A spark flares in the back of my mind. I try to grab it, but it’s no use.
“You—” I choke on the word. “What did you do?”
His smile turns razor sharp. “I made sure you landed exactly where I wanted you to.”
The walls start to tilt.
“Your boyfriend handled the paperwork and the bruises.” Frank’s voice turns gleeful. “He fought for a bonus too, selfish bastard.”
The blood drains from my face. I remember a fight, then being slapped. The floor. How cold it was, and the way his voice cracked when he said, ‘She’s your problem now.’
Oh my God.
My legs go numb, but I don’t fall.
“You should’ve seen yourself,” Frank croons. “All scratched up, with blood on your lip, but still swinging like a little street rat. That’s when I knew—I wasn’t going to waste you. You were too much fun.”
I take a step back, but there’s nowhere to go.
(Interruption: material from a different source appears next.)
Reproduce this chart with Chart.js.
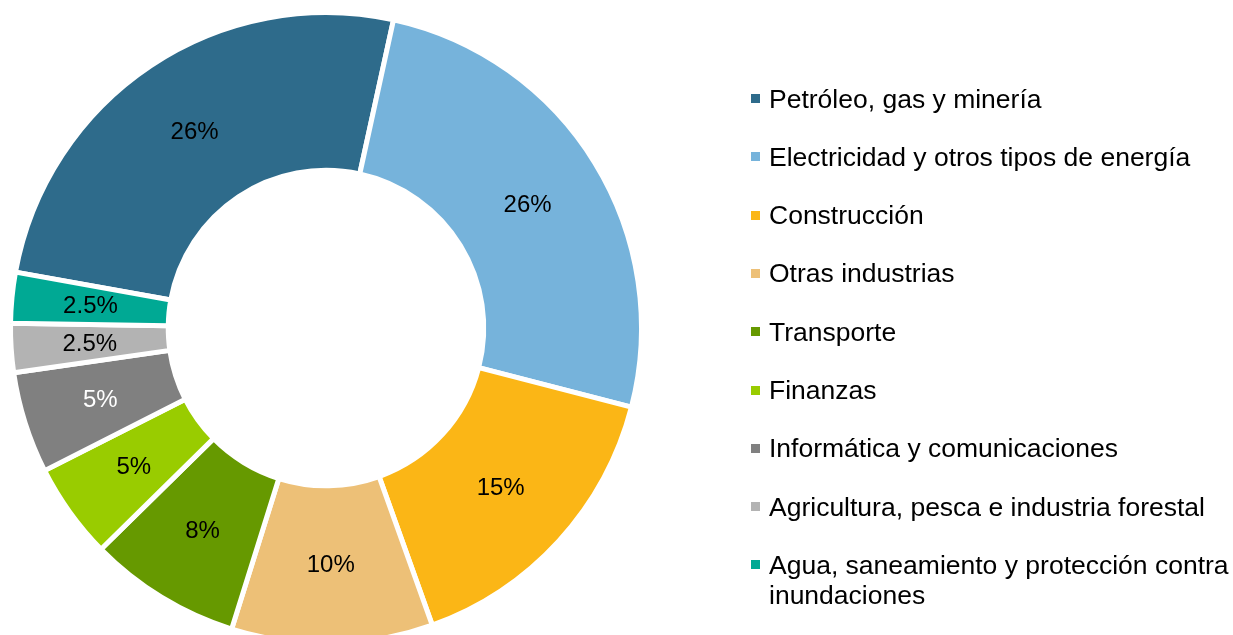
<!DOCTYPE html>
<html lang="es">
<head>
<meta charset="utf-8">
<title>Distribución por sector</title>
<script src="https://cdn.jsdelivr.net/npm/chart.js@4.4.1/dist/chart.umd.min.js"></script>
<style>
  html, body { margin: 0; padding: 0; background: #ffffff; overflow: hidden; }
  body { width: 1233px; height: 635px; position: relative; font-family: "Liberation Sans", Arial, sans-serif; }
  #chartWrap { position: absolute; left: 0; top: 0; width: 652px; height: 635px; }
  #legend { position: absolute; left: 0; top: 0; width: 1233px; height: 635px; pointer-events: none; }
  .item { position: absolute; left: 751px; width: 480px; }
  .sw { position: absolute; left: 0; top: 10.5px; width: 9px; height: 9px; }
  .txt { position: absolute; left: 18px; top: 0; width: 470px; font-size: 26.5px; line-height: 30px; color: #000; }
</style>
</head>
<body>
<div id="chartWrap"><canvas id="c"></canvas></div>
<div id="legend"></div>
<script>
// Sectors (clockwise from the left, just above horizontal)
const categories = [
  "Petróleo, gas y minería",
  "Electricidad y otros tipos de energía",
  "Construcción",
  "Otras industrias",
  "Transporte",
  "Finanzas",
  "Informática y comunicaciones",
  "Agricultura, pesca e industria forestal",
  "Agua, saneamiento y protección contra inundaciones"
];
// Shares (%)
const shares = [25.6, 25.6, 15.5, 10.3, 7.8, 4.9, 5.2, 2.5, 2.6];
// Printed labels
const valueLabels = ["26%", "26%", "15%", "10%", "8%", "5%", "5%", "2.5%", "2.5%"];
const sliceColors = ["#2E6B8B", "#76B3DB", "#FBB616", "#EDC077", "#669900", "#99CC00", "#808080", "#B3B3B3", "#00A994"];
const labelColors = ["#000", "#000", "#000", "#000", "#000", "#000", "#fff", "#000", "#000"];

const labelPlugin = {
  id: "sliceLabels",
  afterDatasetsDraw(chart) {
    const ctx = chart.ctx;
    const meta = chart.getDatasetMeta(0);
    ctx.save();
    ctx.font = '24px "Liberation Sans", Arial, sans-serif';
    ctx.textAlign = "center";
    ctx.textBaseline = "middle";
    meta.data.forEach((arc, i) => {
      const p = arc.tooltipPosition();
      ctx.fillStyle = labelColors[i];
      ctx.fillText(valueLabels[i], p.x, p.y + 1);
    });
    ctx.restore();
  }
};

new Chart(document.getElementById("c"), {
  type: "doughnut",
  data: {
    labels: categories,
    datasets: [{
      data: shares,
      backgroundColor: sliceColors,
      borderColor: "#ffffff",
      borderWidth: 5,
      hoverOffset: 0,
      clip: false
    }]
  },
  options: {
    responsive: true,
    maintainAspectRatio: false,
    animation: false,
    rotation: -79.8,
    radius: 315.5,
    cutout: "50%",
    layout: { padding: { top: 21, bottom: 0, left: 0, right: 0 } },
    events: [],
    plugins: {
      legend: { display: false },
      tooltip: { enabled: false }
    }
  },
  plugins: [labelPlugin]
});

// Legend (HTML text)
const legend = document.getElementById("legend");
categories.forEach((name, i) => {
  const item = document.createElement("div");
  item.className = "item";
  item.style.top = (98.5 + i * 58.3 - 15) + "px";
  const sw = document.createElement("span");
  sw.className = "sw";
  sw.style.background = sliceColors[i];
  const txt = document.createElement("span");
  txt.className = "txt";
  txt.textContent = name;
  item.appendChild(sw);
  item.appendChild(txt);
  legend.appendChild(item);
});
</script>
</body>
</html>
The room spins, and all I can hear is the sound of my own breath—sharp and ragged. And then I hear something else.
“Please. I don’t want to go.”
My body being dragged, the sting of bleach in my nose, and the reek of cheap cigarettes.
Frank’s voice cuts through the memory like a serrated edge.
“I gave you everything,” he says. “Let you work. Gave you space. Let you breathe a little. But you—you fucked it all up because you had to be a fucking slut.”
My head snaps up so fast it makes me dizzy.
“I’ve been patient, Anianne.” His smile doesn’t reach his eyes. “But one thing I don’t do is share.”
He steps forward. “And I sure as fuck don’t lose.”
My body moves before my mind can catch up. I lunge, grabbing the lamp off the end table and hurling it with everything I have. It misses—shattering against the wall beside his head in a spectacular spray of glass.
“Don’t come near me.” My voice is shaking and so is my grip but I don’t step back.
Rage coils in my gut, terror climbs up my spine, and bile rises in my throat—each one trying to claw its way out first, like there's not enough room for all three.